Ellen Godbey Carson


December, 2002

There are quilters and there are quilters… and then there’s Ellen Godbey Carson. The attorney with Alston Hunt Floyd and Ing has completed more than 50 quilts that are as intricate as they are wildly original. When was the last you saw a 10-foot-long dragon emblazoned on a blanket? Or how about a Palauan dive spot, replete with fish, sharks, octopi and turtles, recreated with needle and thread? Have you ever seen bunches upon bunches of bright yellow bananas put to fabric? We’re not talking about your grandmother’s quilts.

Godbey Carson, who learned to sew as a young child, began quilting in college when her mother gave her a bedside quilt. Godbey Carson does her intricate needlework while watching television or during long meetings. She finds the precise handiwork relaxing and a good outlet to burn her impressive amount of creative energy.
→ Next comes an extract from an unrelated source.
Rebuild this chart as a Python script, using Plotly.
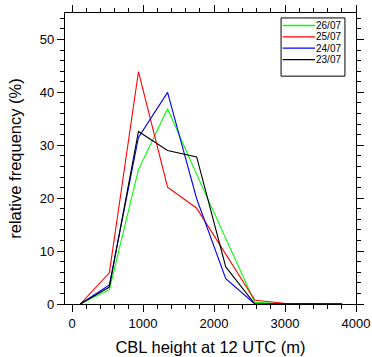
import plotly.graph_objects as go

# Bin centres of CBL height (m)
heights = [115, 525, 935, 1345, 1755, 2165, 2575, 2985, 3395, 3805]

# Relative frequency (%) per day
series_names = ["26/07", "25/07", "24/07", "23/07"]
freq_2607 = [0, 2.7, 25.4, 36.9, 24.5, 12.4, 0.3, 0.05, 0, 0]
freq_2507 = [0, 5.9, 43.9, 22.1, 18.1, 9.5, 0.7, 0.15, 0.05, 0]
freq_2407 = [0, 3.6, 31.5, 40.0, 19.9, 4.8, 0, 0, 0, 0]
freq_2307 = [0, 3.2, 32.6, 29.0, 27.8, 7.0, 0, 0, 0, 0]
series_values = [freq_2607, freq_2507, freq_2407, freq_2307]
series_colors = ["#00ff00", "#ff0000", "#0000ff", "#000000"]

x_ticks = [0, 1000, 2000, 3000, 4000]
y_ticks = [0, 10, 20, 30, 40, 50]

FONT = "Liberation Sans, Arial, Helvetica, sans-serif"

fig = go.Figure()
for name, vals, col in zip(series_names, series_values, series_colors):
    fig.add_trace(go.Scatter(x=heights, y=vals, mode="lines", name=name,
                             line=dict(color=col, width=1.1), showlegend=False))

axis_common = dict(
    showline=True, linecolor="black", linewidth=1.2, mirror="ticks",
    ticks="outside", ticklen=7, tickwidth=1, tickcolor="black",
    showgrid=False, zeroline=False, automargin=False,
    tickfont=dict(family=FONT, size=13, color="black"),
)

fig.update_xaxes(range=[-100, 4000], tickvals=x_ticks,
                 ticktext=[str(v) for v in x_ticks],
                 minor=dict(dtick=200, tick0=0, ticklen=4, ticks="outside",
                            tickcolor="black", tickwidth=1, showgrid=False),
                 title=dict(text="CBL height at 12 UTC (m)",
                            font=dict(family=FONT, size=16.5, color="black"),
                            standoff=11),
                 **axis_common)
fig.update_yaxes(range=[0, 55], tickvals=y_ticks,
                 ticktext=[str(v) for v in y_ticks],
                 minor=dict(dtick=2, tick0=0, ticklen=4, ticks="outside",
                            tickcolor="black", tickwidth=1, showgrid=False),
                 title=dict(text="relative frequency (%)",
                            font=dict(family=FONT, size=16.5, color="black"),
                            standoff=14),
                 **axis_common)

# Custom compact legend box (paper coordinates)
lg_left, lg_right, lg_top, lg_bottom = 0.7425, 0.962, 0.983, 0.783
shapes = []
annotations = []
row_y = [0.957, 0.918, 0.879, 0.840]
for name, col, yy in zip(series_names, series_colors, row_y):
    shapes.append(dict(type="line", xref="paper", yref="paper",
                       x0=0.748, x1=0.859, y0=yy, y1=yy,
                       line=dict(color=col, width=1.3), layer="above"))
    annotations.append(dict(xref="paper", yref="paper", x=0.859, y=yy,
                            text=name, showarrow=False, xanchor="left",
                            yanchor="middle", xshift=0, borderpad=0,
                            font=dict(family=FONT, size=10, color="black")))
shapes.append(dict(type="rect", xref="paper", yref="paper",
                   x0=lg_left, x1=lg_right, y0=lg_bottom, y1=lg_top,
                   line=dict(color="black", width=1), fillcolor="rgba(0,0,0,0)",
                   layer="above"))

fig.update_layout(
    width=372, height=357,
    margin=dict(l=65, r=16, t=13, b=53),
    paper_bgcolor="white", plot_bgcolor="white",
    shapes=shapes, annotations=annotations,
    showlegend=False,
)

fig.write_html("out.html", config={"displayModeBar": False},
               post_script="document.body.style.margin='0';document.body.style.padding='0';")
“Quilting is a nice break from my work,” says Godbey Carson. “My job isn’t like a contractor or engineer. I don’t see concrete results from what I do very quickly. I don’t build structures or other things that you can see change on a daily basis.”

Godbey Carson gets the ideas for many of her designs from her other hobbies: gardening and scuba diving. Her husband also helps with a few suggestions. Therefore, there are a handful of her creations that are especially dear to her. However, most of Godbey Carson’s quilts, which take anywhere from 40 to 120 hours to complete, are given away as gifts or donated to charity. Last Christmas, she gave away 14 of her labors of love to benefit the Institute for Human Services, the Women’s Legal Foundation and the Justice Foundation.

“All I ask is that people donate at least $300 to the charity. They’re all good charities,” says Godbey Carson. “And I try not to calculate how many dollars per hour that figures out to be.”